Answer to Question 1
Feedback: Insitutional discrimination is when the customary ways of doing things, prevailing attitudes and expectations, and accepted structural arrangements work to the disadvantage of the poor. Two ways institutional discrimination trap the poor in a cycle of poverty are education and health. Poor children are not expected to do well in school, and so are not given the resources to succeed in school or to attend college. Poor people have less access to preventive and other health care, and frequently work in jobs without sick leave, so lose their jobs when they miss work due to illness, leaving them with less money to maintain their health.
Answer to Question 2
Feedback: Culture of poverty is the idea that the poor have a value system that keeps them and their children in poverty. Believing that those values are transmitted from generation to generation, culture of poverty theorists say that even if poverty were eliminated, the former poor would probably continue to prefer instant gratification, be immoral by middle-class standards, and so on.

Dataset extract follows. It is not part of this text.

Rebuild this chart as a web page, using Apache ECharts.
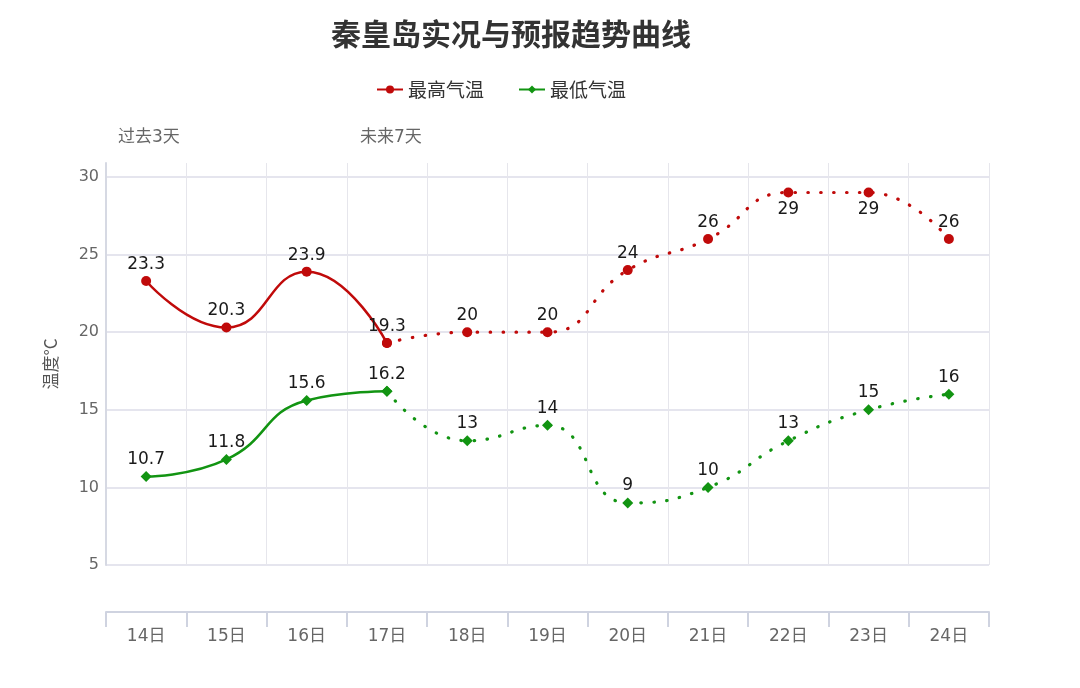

From this view, the poor have a subculture with values that differ radically from the values of the other social classes and this explains their poverty. Edward Banfield said the poor focused only on the present and not on the future. Critics of the culture of poverty hypothesis argue that the poor are an integral part of U.S. society; they do not abandon the dominant values of the society, but rather, retain them while simultaneously holding an alternative set of values. This alternative set is a result of adaptation to the conditions of poverty.